Victimes colatérales du Covid-19—Le cri de détresse des chauffeurs de taxi

4 years, 6 months ago - 6 May 2020, Le Mauricien
Victimes colatérales du Covid-19—Le cri de détresse des chauffeurs de taxi
Raffick Bahadoor : « L’absence d’un Taxi Operators Welfare Fund est impardonnable »

« Un traumatisme sans précédent. » Les mots de Raffick Bahadoor, président de la Taxi Proprietors Union (TPU), sont forts, mais reflètent la situation que traverse actuellement les chauffeurs de taxi durant cette période de baisse d'activités. Ceux dont les courses se limitent aux trajets menant vers les aéroports et les hôtels disent subir d'énormes pertes financières et craignent de ne « pas pouvoir se relever après cet épisode ».

La pandémie met en péril le gagne-pain des propriétaires de taxi et l'avenir semble s'assombrir pour ce secteur fragilisé depuis plusieurs années déjà par la concurrence déloyale des taxis marrons. « Seul un tiers de ces chauffeurs continue d'exercer leur activité pendant le confinement. Les autres se retrouvent au chômage technique », affirme Raffick Bahadoor.

Il est 13 heures en ce jeudi 30 avril. Vijay, un chauffeur de taxi de 51ans, fait le pied de grue devant le supermarché Winner's, à Port-Louis. Il espère au mieux faire deux à trois allers-retours jusqu'à 17 heures, l'heure à laquelle les commerces ferment durant le couvre-feu. « En temps normal, au même endroit, je me faisais quotidiennement un montant avoisinant les Rs 4000. Or, depuis pratiquement un mois, la recette oscille entre Rs 400 et Rs 800. Le pire c'est de devoir travailler avec la crainte de contracter le virus et le transmettre à mon épouse qui est diabétique », regrette Vijay qui, faute de client, s'en va désinfecter sa voiture de fond en comble.

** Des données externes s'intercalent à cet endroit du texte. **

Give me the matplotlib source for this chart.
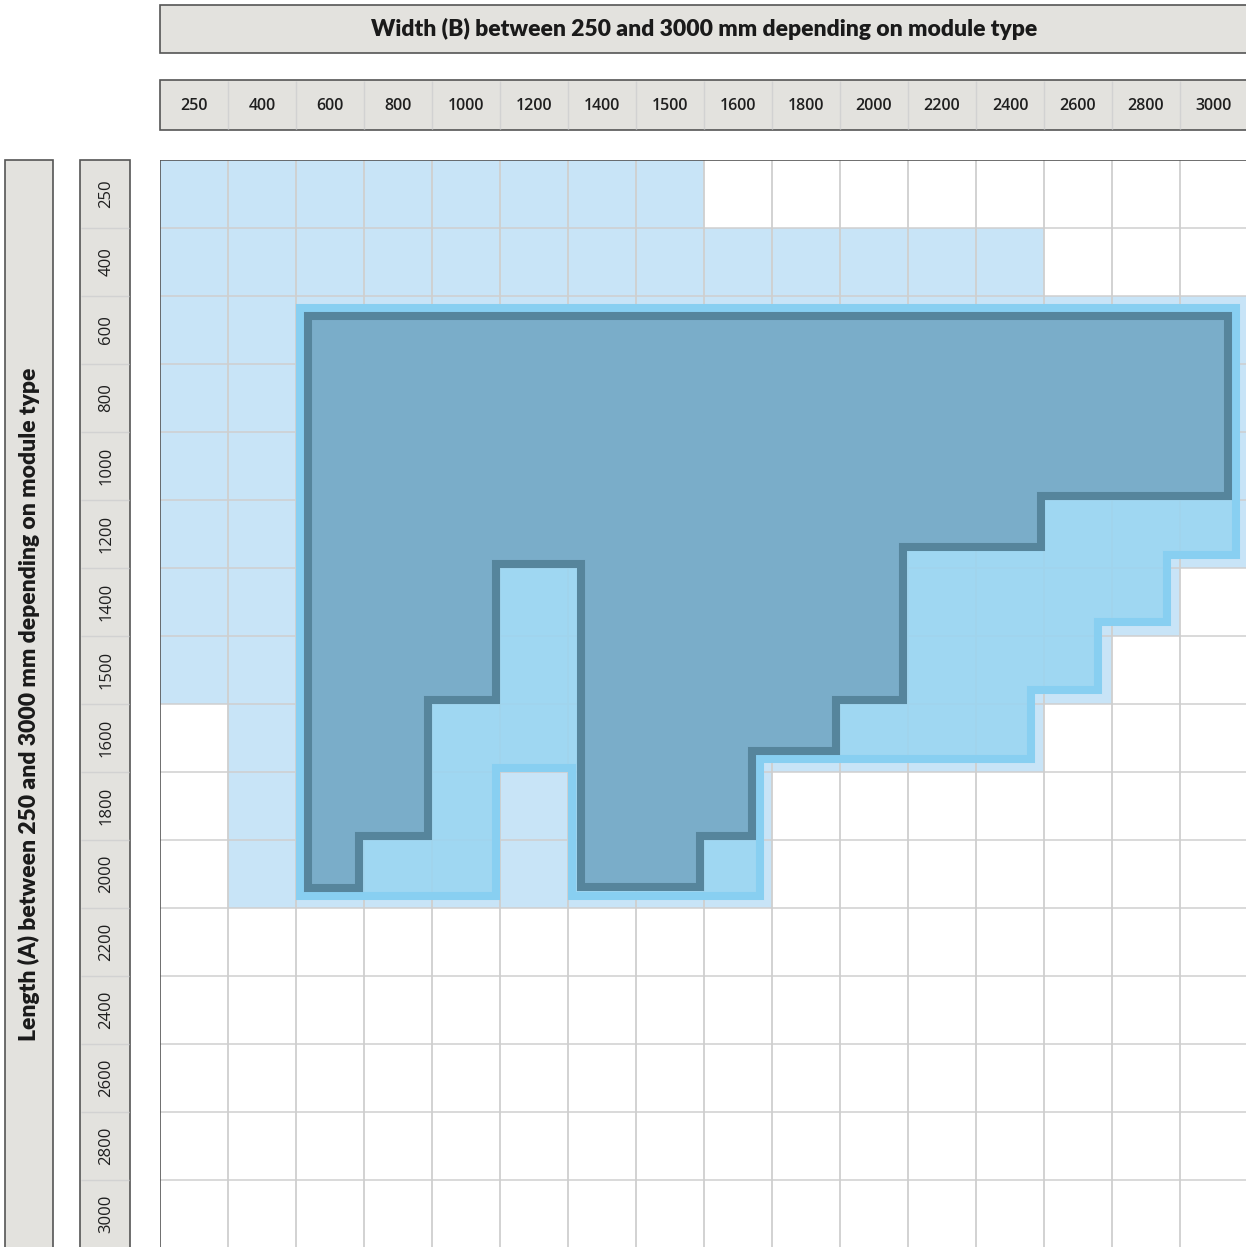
import matplotlib.pyplot as plt
from matplotlib.patches import Rectangle, Polygon

# sizes in mm (columns = width B, rows = length A)
widths = [250, 400, 600, 800, 1000, 1200, 1400, 1500, 1600, 1800, 2000, 2200, 2400, 2600, 2800, 3000]
lengths = [250, 400, 600, 800, 1000, 1200, 1400, 1500, 1600, 1800, 2000, 2200, 2400, 2600, 2800, 3000]

# light blue: available widths per length (from, to), None = nothing
avail = {
    250: (250, 1500), 400: (250, 2400), 600: (250, 3000), 800: (250, 3000),
    1000: (250, 3000), 1200: (250, 3000), 1400: (250, 2800), 1500: (250, 2600),
    1600: (400, 2400), 1800: (400, 1600), 2000: (400, 1600),
}

# outlines, in grid units (column index, row index)
mid_outline = [(2.06, 2.18), (15.82, 2.18), (15.82, 5.81), (14.81, 5.81), (14.81, 6.79),
               (13.79, 6.79), (13.79, 7.79), (12.81, 7.79), (12.81, 8.81), (8.82, 8.81),
               (8.82, 10.82), (6.06, 10.82), (6.06, 8.94), (4.94, 8.94), (4.94, 10.82),
               (2.06, 10.82)]
dark_outline = [(2.18, 2.29), (15.71, 2.29), (15.71, 4.94), (12.96, 4.94), (12.96, 5.69),
                (10.93, 5.69), (10.93, 7.94), (9.94, 7.94), (9.94, 8.69), (8.71, 8.69),
                (8.71, 9.94), (7.94, 9.94), (7.94, 10.69), (6.19, 10.69), (6.19, 5.94),
                (4.94, 5.94), (4.94, 7.94), (3.94, 7.94), (3.94, 9.94), (2.93, 9.94),
                (2.93, 10.71), (2.18, 10.71)]

title_top = "Width (B) between 250 and 3000 mm depending on module type"
title_left = "Length (A) between 250 and 3000 mm depending on module type"

hdr_fill = '#e3e2de'
hdr_edge = '#555555'
grid_col = '#cfcfcf'
title_font = ['Lato', 'DejaVu Sans']
num_font = ['Open Sans', 'DejaVu Sans']

fig = plt.figure(figsize=(12.46, 12.47), dpi=100)
ax = fig.add_axes([160 / 1246, 1 - 1248 / 1247, 1088 / 1246, 1088 / 1247])
n = len(widths)
ax.set_xlim(0, n)
ax.set_ylim(n, 0)
ax.axis('off')

# light blue cells
for i, L in enumerate(lengths):
    if L not in avail:
        continue
    a, b = avail[L]
    c0, c1 = widths.index(a), widths.index(b)
    ax.barh(i + 0.5, c1 - c0 + 1, left=c0, height=1, color='#c8e4f7', zorder=0)

# grid
ax.vlines(range(1, n + 1), 0, n, color=grid_col, lw=1.3, zorder=1)
ax.hlines(range(1, n + 1), 0, n, color=grid_col, lw=1.1, zorder=1)
ax.plot([0, 0], [n, 0], color=hdr_edge, lw=1.2, zorder=6, solid_capstyle='butt')
ax.plot([0, n], [0, 0], color=hdr_edge, lw=1.2, zorder=6, solid_capstyle='butt')

# regions
ax.add_patch(Polygon(mid_outline, closed=True, facecolor=(0.596, 0.835, 0.949, 0.85),
                     edgecolor='#88cff1', lw=5.8, joinstyle='miter', zorder=2))
ax.add_patch(Polygon(dark_outline, closed=True, facecolor=(0.459, 0.659, 0.769, 0.88),
                     edgecolor='#56859c', lw=5.8, joinstyle='miter', zorder=3))

# header boxes
ax.add_patch(Rectangle((0, -2.28), n + 0.5, 0.706, facecolor=hdr_fill, edgecolor=hdr_edge,
                       lw=1.2, clip_on=False))
ax.text(n / 2, -1.927, title_top, ha='center', va='center', fontsize=16.5,
        fontweight='heavy', family=title_font, color='#1a1a1a')
ax.add_patch(Rectangle((0, -1.176), n + 0.5, 0.735, facecolor=hdr_fill, edgecolor=hdr_edge,
                       lw=1.2, clip_on=False))
ax.vlines(range(1, n), -1.165, -0.452, color='#d2d2d2', lw=1.0, clip_on=False)
for j, w in enumerate(widths):
    ax.text(j + 0.5, -0.80, str(w), ha='center', va='center', fontsize=11.5,
            fontweight='semibold', family=num_font, color='#1f1f1f')

ax.add_patch(Rectangle((-2.28, 0), 0.706, n + 0.5, facecolor=hdr_fill, edgecolor=hdr_edge,
                       lw=1.2, clip_on=False))
ax.text(-1.927, n / 2, title_left, ha='center', va='center', rotation=90, fontsize=16.5,
        fontweight='heavy', family=title_font, color='#1a1a1a')
ax.add_patch(Rectangle((-1.176, 0), 0.735, n + 0.5, facecolor=hdr_fill, edgecolor=hdr_edge,
                       lw=1.2, clip_on=False))
ax.hlines(range(1, n), -1.165, -0.452, color='#d2d2d2', lw=1.0, clip_on=False)
for i, L in enumerate(lengths):
    ax.text(-0.79, i + 0.5, str(L), ha='center', va='center', rotation=90, fontsize=12,
            family=num_font, color='#1f1f1f')

fig.savefig('out.png', dpi=100)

L'arrêt des activités touristiques est synonyme de crise financière sans précédent pour les propriétaires de taxis opérant exclusivement pour les hôtels. « Le tourisme est notre moteur, sans lequel nous allons périr », nous confie Naden Naieck, qui exerce comme chauffeur de taxi à l'hôtel Westin Turtle Bay Resort & Spa, à Balaclava. Le quinquagénaire est désespéré dans la mesure où il n'a d'autres choix que de se terrer chez lui depuis plus d'un mois. « Nous avons été les premiers, un mois avant l'instauration du confinement, à être confrontés à un arrêt total de revenus, car la plupart des pays européens avaient déjà mis en arrêt le trafic aérien chez eux. » Certes, en tant que travailleur indépendent, Naden Naieck a bénéficié des Rs 5100 octroyées par le gouvernement prévues dans le Wage Support Scheme aux opérateurs du secteur informel pour la période de confinement jusqu'au 15 avril, mais « cette somme est loin d'alléger mon fardeau. Mon désespoir vient de la responsabilité qui m'incombe de financer le mariage de ma fille unique prévu pour le 12 juillet. C'est toute une décennie de dur labeur qui part en fumée », raconte notre interlocuteur.

Raffick Bahadoor parle de « mauvaise décision » du gouvernement d'avoir privilégié l'octroi d'une subvention de Rs 100 000 aux propriétaires de taxi pour l'acquisition d'un nouveau véhicule, au détriment d'un Taxi Operators Welfare Fund. « Cette crise et ses conséquences désastreuses pour notre secteur prouvent que j'avais raison de fustiger cette forme de paiement unique préconisée par Pravind Jugnauth pour appâter les chauffeurs lors de la dernère campagne éléctorale, alors qu'un Taxi Operators Welfare Fund aurait été plus judicieux. Cela aurait permis en cette période de crise à des dizaines de milliers de familles de bénéficier jusqu'à Rs 100 000 chacune pour alléger leurs peines. C'est impardonnable, car gouverner c'est prévoir, et il est clair que le gouvernement a failli à sa tâche », dit le président de la TPU, qui lance un appel au ministre des Transports Alan Ganoo afin de remédier à la situation.